= COLLECTED MATERIAL =

..........

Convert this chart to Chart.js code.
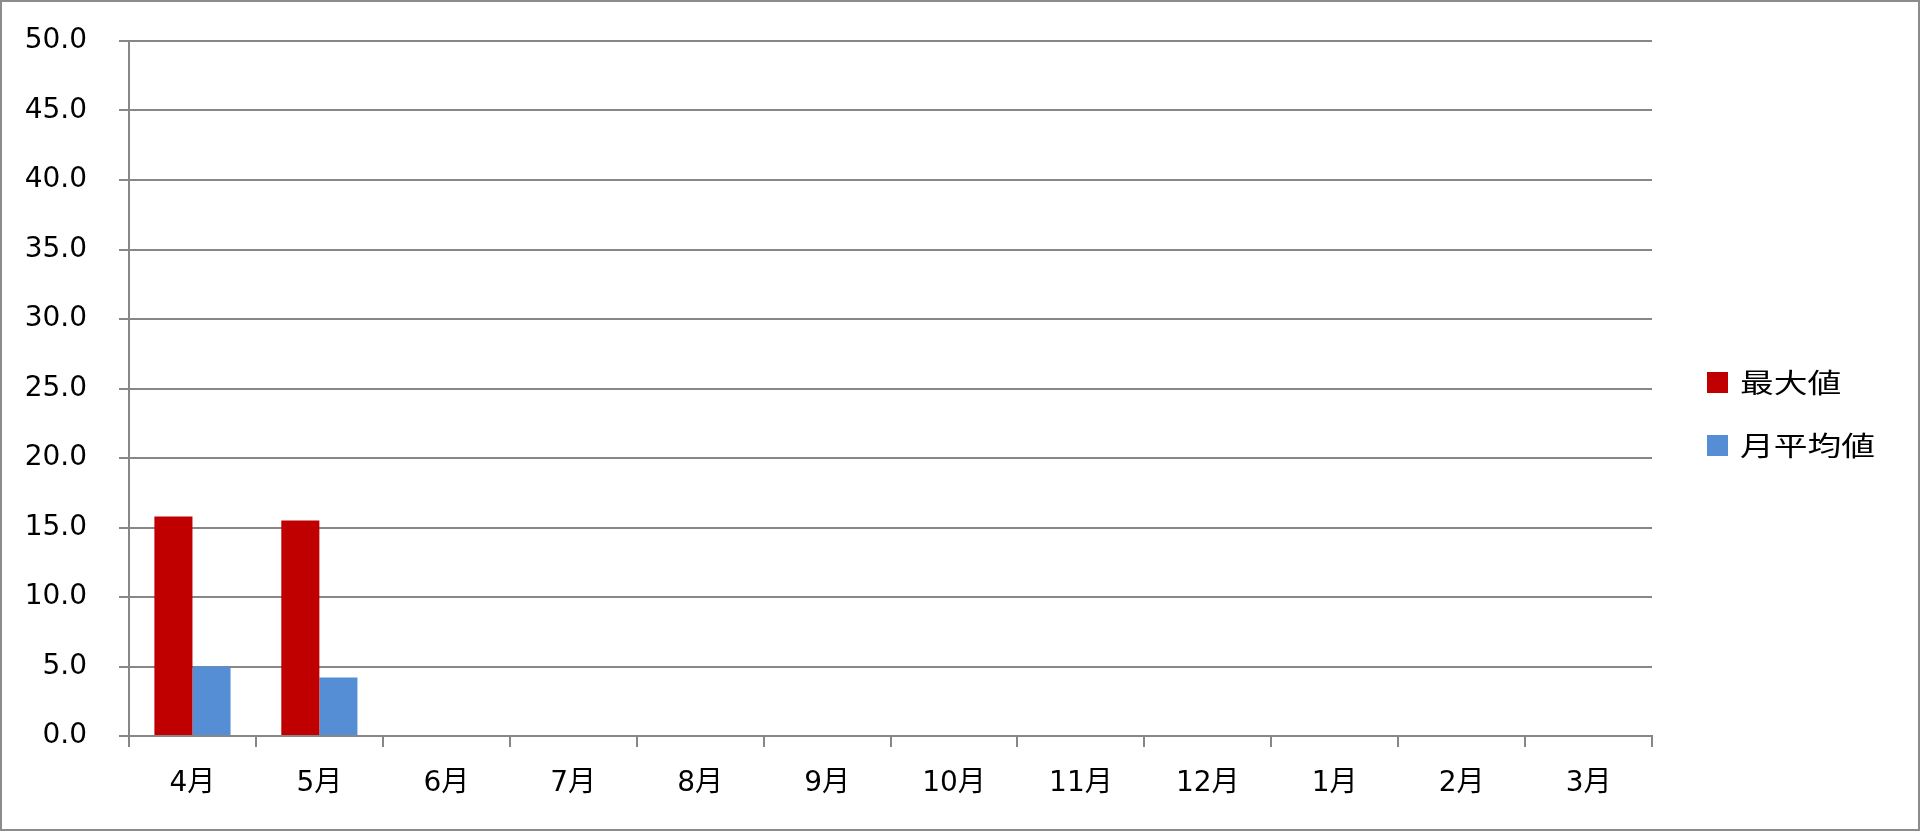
<!DOCTYPE html>
<html>
<head>
<meta charset="utf-8">
<script src="https://cdn.jsdelivr.net/npm/chart.js@4"></script>
<style>
  body { margin: 0; background: #fff; }
  #wrap {
    position: relative; width: 1920px; height: 831px;
    border: 2px solid #8c8c8c; box-sizing: border-box; background: #fff;
  }
  #legend { position: absolute; left: 1705px; top: 0; font-family: "Noto Sans CJK JP", sans-serif; }
  .item { position: absolute; left: 0; white-space: nowrap; }
  .box { position: absolute; left: 0; width: 21px; height: 21px; }
  .lbl { position: absolute; left: 33px; font-size: 27px; line-height: 30px; color: #000;
         transform: scaleX(1.25); transform-origin: left center; }
</style>
</head>
<body>
<div id="wrap">
  <canvas id="chart"></canvas>
  <div id="legend"></div>
</div>
<script>
/*_____________________DATA____________________*/

const months = ['4月', '5月', '6月', '7月', '8月', '9月', '10月', '11月', '12月', '1月', '2月', '3月'];
const maxValues = [15.8, 15.5, null, null, null, null, null, null, null, null, null, null];
const avgValues = [5.0, 4.2, null, null, null, null, null, null, null, null, null, null];
const seriesNames = ['最大値', '月平均値'];
const seriesColors = ['#C00000', '#558ED5'];

const gridColor = '#878787';
const fontFamily = '"DejaVu Sans", "Noto Sans CJK JP", sans-serif';

/*_____________________CHART____________________*/

const ctx = document.getElementById('chart');
new Chart(ctx, {
  type: 'bar',
  data: {
    labels: months,
    datasets: [
      { label: seriesNames[0], data: maxValues, backgroundColor: seriesColors[0] },
      { label: seriesNames[1], data: avgValues, backgroundColor: seriesColors[1] }
    ]
  },
  options: {
    responsive: true,
    maintainAspectRatio: false,
    animation: false,
    devicePixelRatio: 1,
    categoryPercentage: 0.6,
    barPercentage: 1.0,
    layout: { padding: { left: 0, right: 266, top: 39, bottom: 0 } },
    plugins: { legend: { display: false }, tooltip: { enabled: false } },
    scales: {
      x: {
        grid: { offset: true, drawOnChartArea: false, color: gridColor, lineWidth: 2, tickLength: 11 },
        border: { color: gridColor, width: 2 },
        ticks: { color: '#000', font: { family: fontFamily, size: 28 }, padding: 20 },
        afterFit: s => { s.height = 93; }
      },
      y: {
        min: 0, max: 50,
        grid: { color: gridColor, lineWidth: 2, tickLength: 10 },
        border: { color: gridColor, width: 2 },
        // small lineHeight keeps the label padding from pushing the plot top down
        ticks: { stepSize: 5, color: '#000', font: { family: fontFamily, size: 28, lineHeight: 0.3 },
                 padding: 32, callback: v => v.toFixed(1) },
        afterFit: s => { s.width = 127; }
      }
    }
  }
});

/*_____________________LEGEND____________________*/

const legend = document.getElementById('legend');
const legendTops = [370, 433];
seriesNames.forEach((name, i) => {
  const item = document.createElement('div');
  item.className = 'item';
  item.style.top = legendTops[i] + 'px';
  item.innerHTML = '<div class="box" style="background:' + seriesColors[i] + '"></div>' +
                   '<div class="lbl" style="top:-5px">' + name + '</div>';
  legend.appendChild(item);
});
</script>
</body>
</html>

..........

= WHAT IS NEEDED =
Strip out the pictures and quote the remaining data word for word.

= FULL RESPONSE =
Convert this chart to Chart.js code.
<!DOCTYPE html>
<html>
<head>
<meta charset="utf-8">
<script src="https://cdn.jsdelivr.net/npm/chart.js@4"></script>
<style>
  body { margin: 0; background: #fff; }
  #wrap {
    position: relative; width: 1920px; height: 831px;
    border: 2px solid #8c8c8c; box-sizing: border-box; background: #fff;
  }
  #legend { position: absolute; left: 1705px; top: 0; font-family: "Noto Sans CJK JP", sans-serif; }
  .item { position: absolute; left: 0; white-space: nowrap; }
  .box { position: absolute; left: 0; width: 21px; height: 21px; }
  .lbl { position: absolute; left: 33px; font-size: 27px; line-height: 30px; color: #000;
         transform: scaleX(1.25); transform-origin: left center; }
</style>
</head>
<body>
<div id="wrap">
  <canvas id="chart"></canvas>
  <div id="legend"></div>
</div>
<script>
/*_____________________DATA____________________*/

const months = ['4月', '5月', '6月', '7月', '8月', '9月', '10月', '11月', '12月', '1月', '2月', '3月'];
const maxValues = [15.8, 15.5, null, null, null, null, null, null, null, null, null, null];
const avgValues = [5.0, 4.2, null, null, null, null, null, null, null, null, null, null];
const seriesNames = ['最大値', '月平均値'];
const seriesColors = ['#C00000', '#558ED5'];

const gridColor = '#878787';
const fontFamily = '"DejaVu Sans", "Noto Sans CJK JP", sans-serif';

/*_____________________CHART____________________*/

const ctx = document.getElementById('chart');
new Chart(ctx, {
  type: 'bar',
  data: {
    labels: months,
    datasets: [
      { label: seriesNames[0], data: maxValues, backgroundColor: seriesColors[0] },
      { label: seriesNames[1], data: avgValues, backgroundColor: seriesColors[1] }
    ]
  },
  options: {
    responsive: true,
    maintainAspectRatio: false,
    animation: false,
    devicePixelRatio: 1,
    categoryPercentage: 0.6,
    barPercentage: 1.0,
    layout: { padding: { left: 0, right: 266, top: 39, bottom: 0 } },
    plugins: { legend: { display: false }, tooltip: { enabled: false } },
    scales: {
      x: {
        grid: { offset: true, drawOnChartArea: false, color: gridColor, lineWidth: 2, tickLength: 11 },
        border: { color: gridColor, width: 2 },
        ticks: { color: '#000', font: { family: fontFamily, size: 28 }, padding: 20 },
        afterFit: s => { s.height = 93; }
      },
      y: {
        min: 0, max: 50,
        grid: { color: gridColor, lineWidth: 2, tickLength: 10 },
        border: { color: gridColor, width: 2 },
        // small lineHeight keeps the label padding from pushing the plot top down
        ticks: { stepSize: 5, color: '#000', font: { family: fontFamily, size: 28, lineHeight: 0.3 },
                 padding: 32, callback: v => v.toFixed(1) },
        afterFit: s => { s.width = 127; }
      }
    }
  }
});

/*_____________________LEGEND____________________*/

const legend = document.getElementById('legend');
const legendTops = [370, 433];
seriesNames.forEach((name, i) => {
  const item = document.createElement('div');
  item.className = 'item';
  item.style.top = legendTops[i] + 'px';
  item.innerHTML = '<div class="box" style="background:' + seriesColors[i] + '"></div>' +
                   '<div class="lbl" style="top:-5px">' + name + '</div>';
  legend.appendChild(item);
});
</script>
</body>
</html>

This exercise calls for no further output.